Task requirements: Can you copy out the data exactly? Leave the images out.
-- START OF Stored data --
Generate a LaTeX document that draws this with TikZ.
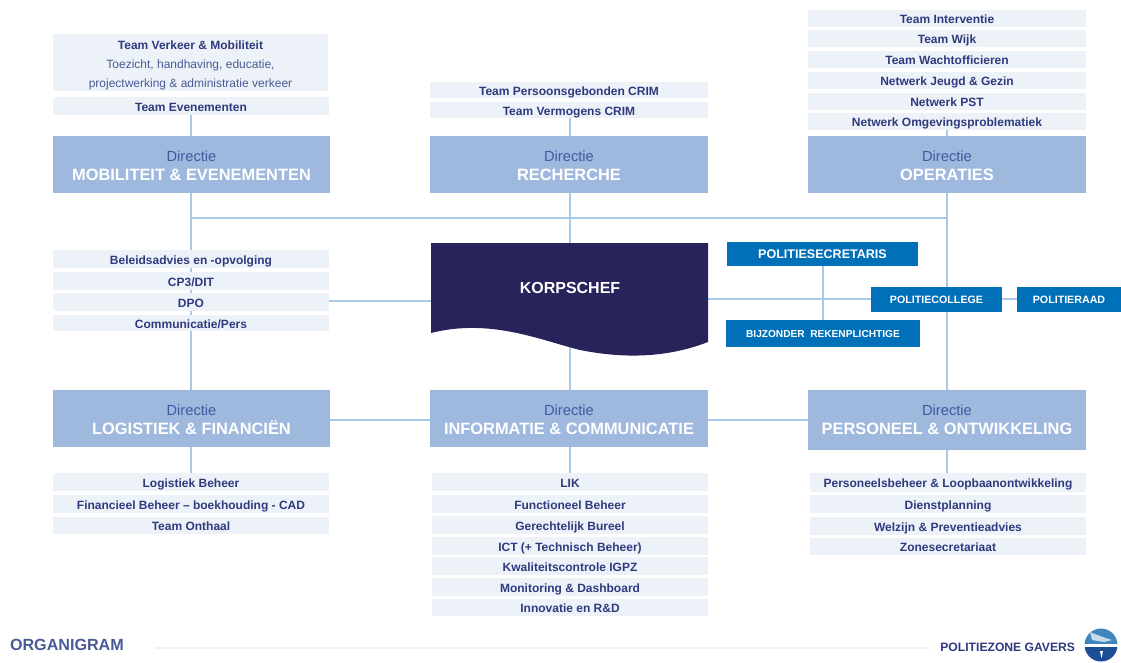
\documentclass[tikz,border=0pt]{standalone}
\usepackage{fontspec}
\setmainfont{Liberation Sans}
\definecolor{dirfill}{HTML}{9FB8DE}
\definecolor{teamfill}{HTML}{EDF2F8}
\definecolor{navytxt}{HTML}{2F3A7E}
\definecolor{dirtxt}{HTML}{3F5AA0}
\definecolor{subtxt}{HTML}{4A5A96}
\definecolor{linecol}{HTML}{A8CAE8}
\definecolor{korps}{HTML}{29235C}
\definecolor{bluebox}{HTML}{0070B8}
\definecolor{logotop}{HTML}{3F86BE}
\definecolor{logosea}{HTML}{1C4E96}
\definecolor{footline}{HTML}{F0F2F6}
\tikzset{
  txtbase/.style={anchor=base,align=center,inner sep=0pt,outer sep=0pt},
  teamtxt/.style={txtbase,text=navytxt,font=\fontsize{9pt}{11pt}\selectfont\bfseries},
  subt/.style={txtbase,text=subtxt,font=\fontsize{9pt}{11pt}\selectfont},
  dirhead/.style={txtbase,text=dirtxt,font=\fontsize{11pt}{13pt}\selectfont},
  dirname/.style={txtbase,text=white,font=\fontsize{12.3pt}{14pt}\selectfont\bfseries},
  link/.style={draw=linecol,line width=1pt}}
% name, x0, y0, x1, y1, text
\newcommand{\tm}[6]{\fill[teamfill] (#2,#3) rectangle (#4,#5);
  \node[teamtxt] (#1) at ({(#2+#4)/2},{(#3+#5)/2+5.2}) {#6};}
\newcommand{\dirbox}[6]{\fill[dirfill] (#2,#3) rectangle (#4,#5);
  \node[dirhead] (#1h) at ({(#2+#4)/2},#3+25) {Directie};
  \node[dirname] (#1) at ({(#2+#4)/2},#3+44) {#6};}
% name, x0, y0, x1, y1, font size, text
\newcommand{\bb}[7]{\fill[bluebox] (#2,#3) rectangle (#4,#5);
  \node[txtbase,text=white,font=\fontsize{#6}{10pt}\selectfont\bfseries] (#1) at ({(#2+#4)/2},{(#3+#5)/2+4}) {#7};}
\begin{document}
\begin{tikzpicture}[x=0.75pt,y=-0.75pt]
\useasboundingbox (0,0) rectangle (1121,662);
% connectors
\coordinate (mobdrop) at (191,218);
\coordinate (opsdrop) at (947,218);
\coordinate (kright) at (708,299);
\coordinate (kleft) at (431,301);
\coordinate (ktop) at (570,243);
\coordinate (kbottom) at (570,345);
\draw[link] (mobdrop) -- (opsdrop);
\draw[link] (191,115) -- (191,473);
\draw[link] (570,118) -- (ktop);
\draw[link] (kbottom) -- (570,473);
\draw[link] (947,130) -- (947,473);
\draw[link] (329,301) -- (kleft);
\draw[link] (kright) -- (871,299);
\draw[link] (1002,299) -- (1017,299);
\draw[link] (823,266) -- (823,320);
\draw[link] (330,420) -- (430,420);
\draw[link] (708,420) -- (808,420);
\draw[draw=footline,line width=1.2pt] (155,648) -- (930,648);
% top left
\fill[teamfill] (53,34) rectangle (328,91);
\node[teamtxt] (tvm) at (190.5,49) {Team Verkeer \& Mobiliteit};
\node[subt] (tvm2) at (190.5,68) {Toezicht, handhaving, educatie,};
\node[subt] (tvm3) at (190.5,87) {projectwerking \& administratie verkeer};
\tm{tev}{53}{97}{329}{115}{Team Evenementen}
\dirbox{dmob}{53}{136}{330}{193}{MOBILITEIT \& EVENEMENTEN}
% top middle
\tm{tpc}{430}{82}{708}{98}{Team Persoonsgebonden CRIM}
\tm{tvc}{430}{102}{708}{118}{Team Vermogens CRIM}
\dirbox{drec}{430}{136}{708}{193}{RECHERCHE}
% top right
\tm{tin}{808}{10}{1086}{27}{Team Interventie}
\tm{twi}{808}{30}{1086}{47}{Team Wijk}
\tm{twa}{808}{51}{1086}{68}{Team Wachtofficieren}
\tm{njg}{808}{72}{1086}{89}{Netwerk Jeugd \& Gezin}
\tm{pst}{808}{93}{1086}{110}{Netwerk PST}
\tm{nop}{808}{113}{1086}{130}{Netwerk Omgevingsproblematiek}
\dirbox{dops}{808}{136}{1086}{193}{OPERATIES}
% staff
\tm{bel}{53}{250}{329}{268}{Beleidsadvies en -opvolging}
\tm{cp}{53}{272}{329}{290}{CP3/DIT}
\tm{dpo}{53}{293}{329}{311}{DPO}
\tm{com}{53}{315}{329}{331}{Communicatie/Pers}
% korpschef
\fill[korps] (431,243) -- (708,243) -- (708,342) .. controls (672,356) and (630,360) .. (580,350) .. controls (540,340) and (490,318) .. (431,333) -- cycle;
\node[txtbase,text=white,font=\fontsize{12pt}{14pt}\selectfont\bfseries] (kc) at (570,293) {KORPSCHEF};
% blue
\bb{psec}{727}{242}{918}{266}{9.4pt}{POLITIESECRETARIS}
\bb{pcol}{871}{287}{1002}{312}{8pt}{POLITIECOLLEGE}
\bb{prd}{1017}{287}{1121}{312}{8pt}{POLITIERAAD}
\bb{bijz}{726}{320}{920}{347}{7.6pt}{BIJZONDER \ REKENPLICHTIGE}
% lower directies
\dirbox{dlog}{53}{390}{330}{447}{LOGISTIEK \& FINANCIËN}
\dirbox{dinf}{430}{390}{708}{447}{INFORMATIE \& COMMUNICATIE}
\dirbox{dper}{808}{390}{1086}{450}{PERSONEEL \& ONTWIKKELING}
% lower left
\tm{lb}{53}{473}{329}{491}{Logistiek Beheer}
\tm{fb}{53}{495}{329}{513}{Financieel Beheer – boekhouding - CAD}
\tm{to}{53}{517}{329}{534}{Team Onthaal}
% lower middle
\tm{lik}{432}{473}{708}{491}{LIK}
\tm{fub}{432}{495}{708}{513}{Functioneel Beheer}
\tm{gb}{432}{516}{708}{534}{Gerechtelijk Bureel}
\tm{ict}{432}{537}{708}{555}{ICT (+ Technisch Beheer)}
\tm{kwa}{432}{557}{708}{575}{Kwaliteitscontrole IGPZ}
\tm{mon}{432}{578}{708}{596}{Monitoring \& Dashboard}
\tm{inn}{432}{599}{708}{616}{Innovatie en R\&D}
% lower right
\tm{pb}{810}{473}{1086}{492}{Personeelsbeheer \& Loopbaanontwikkeling}
\tm{dp}{810}{495}{1086}{513}{Dienstplanning}
\tm{wz}{810}{517}{1086}{535}{Welzijn \& Preventieadvies}
\tm{zs}{810}{538}{1086}{555}{Zonesecretariaat}
% footer
\node[txtbase,anchor=base west,text=subtxt,font=\fontsize{12.1pt}{14pt}\selectfont\bfseries] (org) at (10,650) {ORGANIGRAM};
\node[txtbase,anchor=base east,text=navytxt,font=\fontsize{9.1pt}{11pt}\selectfont\bfseries] (pzg) at (1075,651) {POLITIEZONE GAVERS};
% logo
\begin{scope}
\clip (1101,645) circle (16.5);
\fill[logotop] (1084,628) rectangle (1118,644);
\fill[white!70!logotop] (1090,632) -- (1100,636) -- (1112,640) -- (1104,642) -- (1092,640) -- cycle;
\fill[white] (1084,644) rectangle (1118,647);
\fill[logosea] (1084,647) rectangle (1118,662);
\fill[white] (1100,651) -- (1103,651) -- (1101.5,658) -- cycle;
\end{scope}
\end{tikzpicture}
\end{document}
-- END OF Stored data --
Full response:
Generate a LaTeX document that draws this with TikZ.
\documentclass[tikz,border=0pt]{standalone}
\usepackage{fontspec}
\setmainfont{Liberation Sans}
\definecolor{dirfill}{HTML}{9FB8DE}
\definecolor{teamfill}{HTML}{EDF2F8}
\definecolor{navytxt}{HTML}{2F3A7E}
\definecolor{dirtxt}{HTML}{3F5AA0}
\definecolor{subtxt}{HTML}{4A5A96}
\definecolor{linecol}{HTML}{A8CAE8}
\definecolor{korps}{HTML}{29235C}
\definecolor{bluebox}{HTML}{0070B8}
\definecolor{logotop}{HTML}{3F86BE}
\definecolor{logosea}{HTML}{1C4E96}
\definecolor{footline}{HTML}{F0F2F6}
\tikzset{
  txtbase/.style={anchor=base,align=center,inner sep=0pt,outer sep=0pt},
  teamtxt/.style={txtbase,text=navytxt,font=\fontsize{9pt}{11pt}\selectfont\bfseries},
  subt/.style={txtbase,text=subtxt,font=\fontsize{9pt}{11pt}\selectfont},
  dirhead/.style={txtbase,text=dirtxt,font=\fontsize{11pt}{13pt}\selectfont},
  dirname/.style={txtbase,text=white,font=\fontsize{12.3pt}{14pt}\selectfont\bfseries},
  link/.style={draw=linecol,line width=1pt}}
% name, x0, y0, x1, y1, text
\newcommand{\tm}[6]{\fill[teamfill] (#2,#3) rectangle (#4,#5);
  \node[teamtxt] (#1) at ({(#2+#4)/2},{(#3+#5)/2+5.2}) {#6};}
\newcommand{\dirbox}[6]{\fill[dirfill] (#2,#3) rectangle (#4,#5);
  \node[dirhead] (#1h) at ({(#2+#4)/2},#3+25) {Directie};
  \node[dirname] (#1) at ({(#2+#4)/2},#3+44) {#6};}
% name, x0, y0, x1, y1, font size, text
\newcommand{\bb}[7]{\fill[bluebox] (#2,#3) rectangle (#4,#5);
  \node[txtbase,text=white,font=\fontsize{#6}{10pt}\selectfont\bfseries] (#1) at ({(#2+#4)/2},{(#3+#5)/2+4}) {#7};}
\begin{document}
\begin{tikzpicture}[x=0.75pt,y=-0.75pt]
\useasboundingbox (0,0) rectangle (1121,662);
% connectors
\coordinate (mobdrop) at (191,218);
\coordinate (opsdrop) at (947,218);
\coordinate (kright) at (708,299);
\coordinate (kleft) at (431,301);
\coordinate (ktop) at (570,243);
\coordinate (kbottom) at (570,345);
\draw[link] (mobdrop) -- (opsdrop);
\draw[link] (191,115) -- (191,473);
\draw[link] (570,118) -- (ktop);
\draw[link] (kbottom) -- (570,473);
\draw[link] (947,130) -- (947,473);
\draw[link] (329,301) -- (kleft);
\draw[link] (kright) -- (871,299);
\draw[link] (1002,299) -- (1017,299);
\draw[link] (823,266) -- (823,320);
\draw[link] (330,420) -- (430,420);
\draw[link] (708,420) -- (808,420);
\draw[draw=footline,line width=1.2pt] (155,648) -- (930,648);
% top left
\fill[teamfill] (53,34) rectangle (328,91);
\node[teamtxt] (tvm) at (190.5,49) {Team Verkeer \& Mobiliteit};
\node[subt] (tvm2) at (190.5,68) {Toezicht, handhaving, educatie,};
\node[subt] (tvm3) at (190.5,87) {projectwerking \& administratie verkeer};
\tm{tev}{53}{97}{329}{115}{Team Evenementen}
\dirbox{dmob}{53}{136}{330}{193}{MOBILITEIT \& EVENEMENTEN}
% top middle
\tm{tpc}{430}{82}{708}{98}{Team Persoonsgebonden CRIM}
\tm{tvc}{430}{102}{708}{118}{Team Vermogens CRIM}
\dirbox{drec}{430}{136}{708}{193}{RECHERCHE}
% top right
\tm{tin}{808}{10}{1086}{27}{Team Interventie}
\tm{twi}{808}{30}{1086}{47}{Team Wijk}
\tm{twa}{808}{51}{1086}{68}{Team Wachtofficieren}
\tm{njg}{808}{72}{1086}{89}{Netwerk Jeugd \& Gezin}
\tm{pst}{808}{93}{1086}{110}{Netwerk PST}
\tm{nop}{808}{113}{1086}{130}{Netwerk Omgevingsproblematiek}
\dirbox{dops}{808}{136}{1086}{193}{OPERATIES}
% staff
\tm{bel}{53}{250}{329}{268}{Beleidsadvies en -opvolging}
\tm{cp}{53}{272}{329}{290}{CP3/DIT}
\tm{dpo}{53}{293}{329}{311}{DPO}
\tm{com}{53}{315}{329}{331}{Communicatie/Pers}
% korpschef
\fill[korps] (431,243) -- (708,243) -- (708,342) .. controls (672,356) and (630,360) .. (580,350) .. controls (540,340) and (490,318) .. (431,333) -- cycle;
\node[txtbase,text=white,font=\fontsize{12pt}{14pt}\selectfont\bfseries] (kc) at (570,293) {KORPSCHEF};
% blue
\bb{psec}{727}{242}{918}{266}{9.4pt}{POLITIESECRETARIS}
\bb{pcol}{871}{287}{1002}{312}{8pt}{POLITIECOLLEGE}
\bb{prd}{1017}{287}{1121}{312}{8pt}{POLITIERAAD}
\bb{bijz}{726}{320}{920}{347}{7.6pt}{BIJZONDER \ REKENPLICHTIGE}
% lower directies
\dirbox{dlog}{53}{390}{330}{447}{LOGISTIEK \& FINANCIËN}
\dirbox{dinf}{430}{390}{708}{447}{INFORMATIE \& COMMUNICATIE}
\dirbox{dper}{808}{390}{1086}{450}{PERSONEEL \& ONTWIKKELING}
% lower left
\tm{lb}{53}{473}{329}{491}{Logistiek Beheer}
\tm{fb}{53}{495}{329}{513}{Financieel Beheer – boekhouding - CAD}
\tm{to}{53}{517}{329}{534}{Team Onthaal}
% lower middle
\tm{lik}{432}{473}{708}{491}{LIK}
\tm{fub}{432}{495}{708}{513}{Functioneel Beheer}
\tm{gb}{432}{516}{708}{534}{Gerechtelijk Bureel}
\tm{ict}{432}{537}{708}{555}{ICT (+ Technisch Beheer)}
\tm{kwa}{432}{557}{708}{575}{Kwaliteitscontrole IGPZ}
\tm{mon}{432}{578}{708}{596}{Monitoring \& Dashboard}
\tm{inn}{432}{599}{708}{616}{Innovatie en R\&D}
% lower right
\tm{pb}{810}{473}{1086}{492}{Personeelsbeheer \& Loopbaanontwikkeling}
\tm{dp}{810}{495}{1086}{513}{Dienstplanning}
\tm{wz}{810}{517}{1086}{535}{Welzijn \& Preventieadvies}
\tm{zs}{810}{538}{1086}{555}{Zonesecretariaat}
% footer
\node[txtbase,anchor=base west,text=subtxt,font=\fontsize{12.1pt}{14pt}\selectfont\bfseries] (org) at (10,650) {ORGANIGRAM};
\node[txtbase,anchor=base east,text=navytxt,font=\fontsize{9.1pt}{11pt}\selectfont\bfseries] (pzg) at (1075,651) {POLITIEZONE GAVERS};
% logo
\begin{scope}
\clip (1101,645) circle (16.5);
\fill[logotop] (1084,628) rectangle (1118,644);
\fill[white!70!logotop] (1090,632) -- (1100,636) -- (1112,640) -- (1104,642) -- (1092,640) -- cycle;
\fill[white] (1084,644) rectangle (1118,647);
\fill[logosea] (1084,647) rectangle (1118,662);
\fill[white] (1100,651) -- (1103,651) -- (1101.5,658) -- cycle;
\end{scope}
\end{tikzpicture}
\end{document}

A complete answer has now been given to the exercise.